● AIM: Reproduce the listing below exactly. Pictures do not belong in the copy.

— start of RECORDED DATA —

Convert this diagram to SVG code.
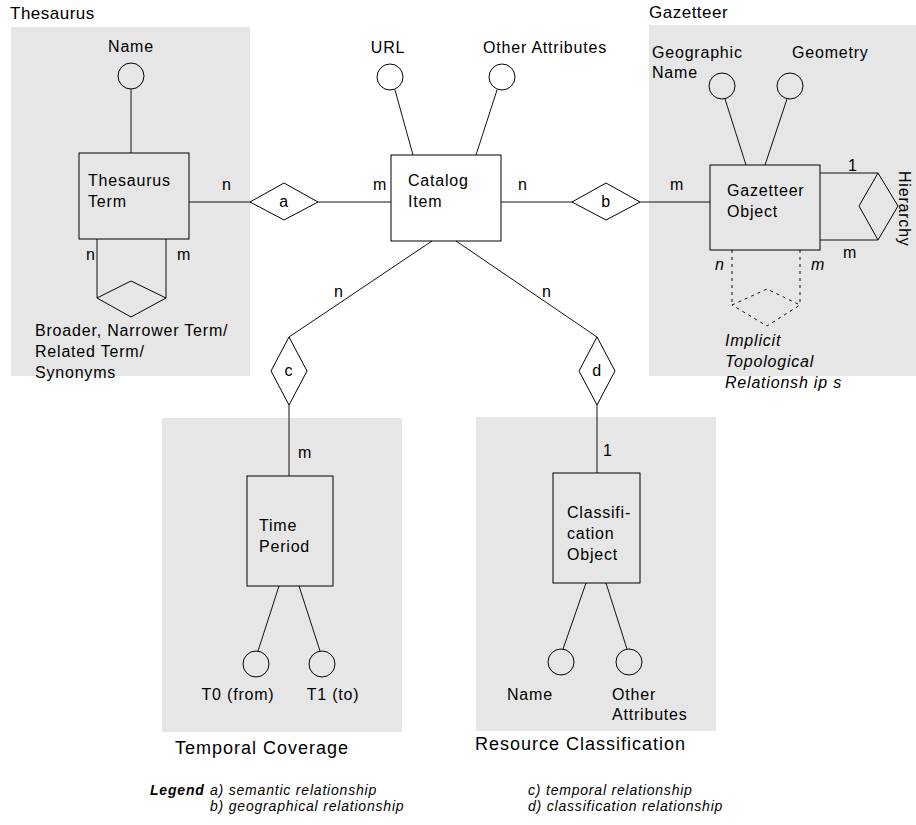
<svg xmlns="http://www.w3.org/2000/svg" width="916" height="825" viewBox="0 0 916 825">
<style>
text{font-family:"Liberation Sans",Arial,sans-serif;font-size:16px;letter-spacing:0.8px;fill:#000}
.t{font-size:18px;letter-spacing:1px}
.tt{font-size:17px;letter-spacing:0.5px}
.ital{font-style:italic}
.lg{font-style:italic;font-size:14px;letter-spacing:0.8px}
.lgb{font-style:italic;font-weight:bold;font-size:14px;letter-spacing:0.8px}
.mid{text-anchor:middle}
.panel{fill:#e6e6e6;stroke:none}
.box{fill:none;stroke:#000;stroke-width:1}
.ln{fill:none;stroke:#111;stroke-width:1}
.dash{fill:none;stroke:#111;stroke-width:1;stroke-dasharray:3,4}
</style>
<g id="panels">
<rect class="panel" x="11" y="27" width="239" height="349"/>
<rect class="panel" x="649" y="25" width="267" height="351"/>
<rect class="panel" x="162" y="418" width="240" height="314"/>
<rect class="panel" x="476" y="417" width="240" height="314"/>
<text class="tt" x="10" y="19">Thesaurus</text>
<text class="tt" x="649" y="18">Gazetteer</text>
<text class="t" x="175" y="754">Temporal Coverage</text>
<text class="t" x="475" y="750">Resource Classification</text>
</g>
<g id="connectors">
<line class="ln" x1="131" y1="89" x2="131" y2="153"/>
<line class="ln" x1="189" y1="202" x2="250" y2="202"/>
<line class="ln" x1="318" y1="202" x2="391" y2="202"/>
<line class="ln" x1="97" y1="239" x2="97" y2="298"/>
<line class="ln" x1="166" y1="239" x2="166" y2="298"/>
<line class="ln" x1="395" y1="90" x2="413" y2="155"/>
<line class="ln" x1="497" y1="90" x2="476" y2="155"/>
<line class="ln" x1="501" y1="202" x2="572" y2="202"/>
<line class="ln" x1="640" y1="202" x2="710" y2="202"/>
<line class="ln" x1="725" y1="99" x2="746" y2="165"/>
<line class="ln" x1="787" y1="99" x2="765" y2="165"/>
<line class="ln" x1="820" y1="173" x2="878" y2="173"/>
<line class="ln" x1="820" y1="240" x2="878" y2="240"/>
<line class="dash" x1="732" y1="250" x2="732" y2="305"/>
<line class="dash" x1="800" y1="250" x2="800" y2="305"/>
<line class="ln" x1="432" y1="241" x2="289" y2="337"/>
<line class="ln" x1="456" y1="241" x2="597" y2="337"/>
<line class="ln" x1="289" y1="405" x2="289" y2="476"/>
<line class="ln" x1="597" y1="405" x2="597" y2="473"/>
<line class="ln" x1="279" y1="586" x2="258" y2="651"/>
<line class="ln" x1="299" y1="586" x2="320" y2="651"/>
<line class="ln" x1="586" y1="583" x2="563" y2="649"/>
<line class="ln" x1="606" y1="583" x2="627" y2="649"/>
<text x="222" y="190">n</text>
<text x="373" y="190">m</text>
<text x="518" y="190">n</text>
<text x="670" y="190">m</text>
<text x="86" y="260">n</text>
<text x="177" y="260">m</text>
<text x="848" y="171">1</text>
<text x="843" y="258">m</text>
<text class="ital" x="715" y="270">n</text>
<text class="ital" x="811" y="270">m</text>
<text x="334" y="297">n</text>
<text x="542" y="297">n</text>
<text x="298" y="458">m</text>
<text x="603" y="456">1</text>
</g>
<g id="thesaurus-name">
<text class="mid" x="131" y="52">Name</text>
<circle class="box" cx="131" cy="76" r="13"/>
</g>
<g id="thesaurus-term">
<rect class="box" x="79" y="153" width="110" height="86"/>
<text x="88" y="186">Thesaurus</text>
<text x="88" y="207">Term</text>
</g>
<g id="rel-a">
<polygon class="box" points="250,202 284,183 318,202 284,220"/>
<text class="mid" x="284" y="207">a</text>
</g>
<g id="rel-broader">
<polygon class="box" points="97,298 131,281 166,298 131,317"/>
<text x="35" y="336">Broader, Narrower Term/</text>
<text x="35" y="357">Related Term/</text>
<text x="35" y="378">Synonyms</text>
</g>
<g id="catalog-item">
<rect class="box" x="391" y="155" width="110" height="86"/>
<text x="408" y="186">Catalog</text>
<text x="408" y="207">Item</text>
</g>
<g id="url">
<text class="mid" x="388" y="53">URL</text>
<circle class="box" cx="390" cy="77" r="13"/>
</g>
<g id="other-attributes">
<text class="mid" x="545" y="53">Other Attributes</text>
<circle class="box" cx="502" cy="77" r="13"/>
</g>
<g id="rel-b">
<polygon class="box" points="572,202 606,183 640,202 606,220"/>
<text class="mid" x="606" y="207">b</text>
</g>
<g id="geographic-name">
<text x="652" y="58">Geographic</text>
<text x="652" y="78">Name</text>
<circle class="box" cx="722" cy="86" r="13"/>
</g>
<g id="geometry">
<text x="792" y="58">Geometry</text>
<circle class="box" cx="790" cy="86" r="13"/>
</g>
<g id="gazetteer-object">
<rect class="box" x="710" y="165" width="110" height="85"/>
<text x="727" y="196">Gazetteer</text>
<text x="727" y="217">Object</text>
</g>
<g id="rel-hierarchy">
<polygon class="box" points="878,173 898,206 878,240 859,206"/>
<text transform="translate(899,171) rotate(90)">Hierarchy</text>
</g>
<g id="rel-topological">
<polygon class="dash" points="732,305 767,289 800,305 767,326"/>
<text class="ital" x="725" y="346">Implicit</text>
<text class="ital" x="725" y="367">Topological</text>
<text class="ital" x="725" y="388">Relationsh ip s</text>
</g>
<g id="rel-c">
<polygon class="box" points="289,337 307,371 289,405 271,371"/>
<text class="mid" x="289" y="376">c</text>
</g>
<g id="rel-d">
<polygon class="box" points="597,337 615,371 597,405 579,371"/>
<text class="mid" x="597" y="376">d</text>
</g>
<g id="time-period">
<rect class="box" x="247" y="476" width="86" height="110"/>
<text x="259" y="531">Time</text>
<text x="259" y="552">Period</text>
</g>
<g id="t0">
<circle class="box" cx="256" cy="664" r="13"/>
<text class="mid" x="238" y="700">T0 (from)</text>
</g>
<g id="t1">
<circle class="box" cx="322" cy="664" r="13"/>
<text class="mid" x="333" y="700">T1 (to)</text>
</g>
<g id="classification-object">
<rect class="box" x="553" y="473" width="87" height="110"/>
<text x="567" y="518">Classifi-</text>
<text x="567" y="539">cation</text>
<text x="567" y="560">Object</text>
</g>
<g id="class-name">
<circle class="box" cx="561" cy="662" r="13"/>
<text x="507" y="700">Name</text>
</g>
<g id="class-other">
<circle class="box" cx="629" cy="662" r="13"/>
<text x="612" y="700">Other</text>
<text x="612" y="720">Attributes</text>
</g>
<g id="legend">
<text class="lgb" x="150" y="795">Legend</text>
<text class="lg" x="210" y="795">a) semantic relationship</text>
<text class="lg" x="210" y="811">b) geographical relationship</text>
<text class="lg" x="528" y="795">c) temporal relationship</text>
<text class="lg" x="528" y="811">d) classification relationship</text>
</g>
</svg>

— end of RECORDED DATA —

● FULL ANSWER:
Convert this diagram to SVG code.
<svg xmlns="http://www.w3.org/2000/svg" width="916" height="825" viewBox="0 0 916 825">
<style>
text{font-family:"Liberation Sans",Arial,sans-serif;font-size:16px;letter-spacing:0.8px;fill:#000}
.t{font-size:18px;letter-spacing:1px}
.tt{font-size:17px;letter-spacing:0.5px}
.ital{font-style:italic}
.lg{font-style:italic;font-size:14px;letter-spacing:0.8px}
.lgb{font-style:italic;font-weight:bold;font-size:14px;letter-spacing:0.8px}
.mid{text-anchor:middle}
.panel{fill:#e6e6e6;stroke:none}
.box{fill:none;stroke:#000;stroke-width:1}
.ln{fill:none;stroke:#111;stroke-width:1}
.dash{fill:none;stroke:#111;stroke-width:1;stroke-dasharray:3,4}
</style>
<g id="panels">
<rect class="panel" x="11" y="27" width="239" height="349"/>
<rect class="panel" x="649" y="25" width="267" height="351"/>
<rect class="panel" x="162" y="418" width="240" height="314"/>
<rect class="panel" x="476" y="417" width="240" height="314"/>
<text class="tt" x="10" y="19">Thesaurus</text>
<text class="tt" x="649" y="18">Gazetteer</text>
<text class="t" x="175" y="754">Temporal Coverage</text>
<text class="t" x="475" y="750">Resource Classification</text>
</g>
<g id="connectors">
<line class="ln" x1="131" y1="89" x2="131" y2="153"/>
<line class="ln" x1="189" y1="202" x2="250" y2="202"/>
<line class="ln" x1="318" y1="202" x2="391" y2="202"/>
<line class="ln" x1="97" y1="239" x2="97" y2="298"/>
<line class="ln" x1="166" y1="239" x2="166" y2="298"/>
<line class="ln" x1="395" y1="90" x2="413" y2="155"/>
<line class="ln" x1="497" y1="90" x2="476" y2="155"/>
<line class="ln" x1="501" y1="202" x2="572" y2="202"/>
<line class="ln" x1="640" y1="202" x2="710" y2="202"/>
<line class="ln" x1="725" y1="99" x2="746" y2="165"/>
<line class="ln" x1="787" y1="99" x2="765" y2="165"/>
<line class="ln" x1="820" y1="173" x2="878" y2="173"/>
<line class="ln" x1="820" y1="240" x2="878" y2="240"/>
<line class="dash" x1="732" y1="250" x2="732" y2="305"/>
<line class="dash" x1="800" y1="250" x2="800" y2="305"/>
<line class="ln" x1="432" y1="241" x2="289" y2="337"/>
<line class="ln" x1="456" y1="241" x2="597" y2="337"/>
<line class="ln" x1="289" y1="405" x2="289" y2="476"/>
<line class="ln" x1="597" y1="405" x2="597" y2="473"/>
<line class="ln" x1="279" y1="586" x2="258" y2="651"/>
<line class="ln" x1="299" y1="586" x2="320" y2="651"/>
<line class="ln" x1="586" y1="583" x2="563" y2="649"/>
<line class="ln" x1="606" y1="583" x2="627" y2="649"/>
<text x="222" y="190">n</text>
<text x="373" y="190">m</text>
<text x="518" y="190">n</text>
<text x="670" y="190">m</text>
<text x="86" y="260">n</text>
<text x="177" y="260">m</text>
<text x="848" y="171">1</text>
<text x="843" y="258">m</text>
<text class="ital" x="715" y="270">n</text>
<text class="ital" x="811" y="270">m</text>
<text x="334" y="297">n</text>
<text x="542" y="297">n</text>
<text x="298" y="458">m</text>
<text x="603" y="456">1</text>
</g>
<g id="thesaurus-name">
<text class="mid" x="131" y="52">Name</text>
<circle class="box" cx="131" cy="76" r="13"/>
</g>
<g id="thesaurus-term">
<rect class="box" x="79" y="153" width="110" height="86"/>
<text x="88" y="186">Thesaurus</text>
<text x="88" y="207">Term</text>
</g>
<g id="rel-a">
<polygon class="box" points="250,202 284,183 318,202 284,220"/>
<text class="mid" x="284" y="207">a</text>
</g>
<g id="rel-broader">
<polygon class="box" points="97,298 131,281 166,298 131,317"/>
<text x="35" y="336">Broader, Narrower Term/</text>
<text x="35" y="357">Related Term/</text>
<text x="35" y="378">Synonyms</text>
</g>
<g id="catalog-item">
<rect class="box" x="391" y="155" width="110" height="86"/>
<text x="408" y="186">Catalog</text>
<text x="408" y="207">Item</text>
</g>
<g id="url">
<text class="mid" x="388" y="53">URL</text>
<circle class="box" cx="390" cy="77" r="13"/>
</g>
<g id="other-attributes">
<text class="mid" x="545" y="53">Other Attributes</text>
<circle class="box" cx="502" cy="77" r="13"/>
</g>
<g id="rel-b">
<polygon class="box" points="572,202 606,183 640,202 606,220"/>
<text class="mid" x="606" y="207">b</text>
</g>
<g id="geographic-name">
<text x="652" y="58">Geographic</text>
<text x="652" y="78">Name</text>
<circle class="box" cx="722" cy="86" r="13"/>
</g>
<g id="geometry">
<text x="792" y="58">Geometry</text>
<circle class="box" cx="790" cy="86" r="13"/>
</g>
<g id="gazetteer-object">
<rect class="box" x="710" y="165" width="110" height="85"/>
<text x="727" y="196">Gazetteer</text>
<text x="727" y="217">Object</text>
</g>
<g id="rel-hierarchy">
<polygon class="box" points="878,173 898,206 878,240 859,206"/>
<text transform="translate(899,171) rotate(90)">Hierarchy</text>
</g>
<g id="rel-topological">
<polygon class="dash" points="732,305 767,289 800,305 767,326"/>
<text class="ital" x="725" y="346">Implicit</text>
<text class="ital" x="725" y="367">Topological</text>
<text class="ital" x="725" y="388">Relationsh ip s</text>
</g>
<g id="rel-c">
<polygon class="box" points="289,337 307,371 289,405 271,371"/>
<text class="mid" x="289" y="376">c</text>
</g>
<g id="rel-d">
<polygon class="box" points="597,337 615,371 597,405 579,371"/>
<text class="mid" x="597" y="376">d</text>
</g>
<g id="time-period">
<rect class="box" x="247" y="476" width="86" height="110"/>
<text x="259" y="531">Time</text>
<text x="259" y="552">Period</text>
</g>
<g id="t0">
<circle class="box" cx="256" cy="664" r="13"/>
<text class="mid" x="238" y="700">T0 (from)</text>
</g>
<g id="t1">
<circle class="box" cx="322" cy="664" r="13"/>
<text class="mid" x="333" y="700">T1 (to)</text>
</g>
<g id="classification-object">
<rect class="box" x="553" y="473" width="87" height="110"/>
<text x="567" y="518">Classifi-</text>
<text x="567" y="539">cation</text>
<text x="567" y="560">Object</text>
</g>
<g id="class-name">
<circle class="box" cx="561" cy="662" r="13"/>
<text x="507" y="700">Name</text>
</g>
<g id="class-other">
<circle class="box" cx="629" cy="662" r="13"/>
<text x="612" y="700">Other</text>
<text x="612" y="720">Attributes</text>
</g>
<g id="legend">
<text class="lgb" x="150" y="795">Legend</text>
<text class="lg" x="210" y="795">a) semantic relationship</text>
<text class="lg" x="210" y="811">b) geographical relationship</text>
<text class="lg" x="528" y="795">c) temporal relationship</text>
<text class="lg" x="528" y="811">d) classification relationship</text>
</g>
</svg>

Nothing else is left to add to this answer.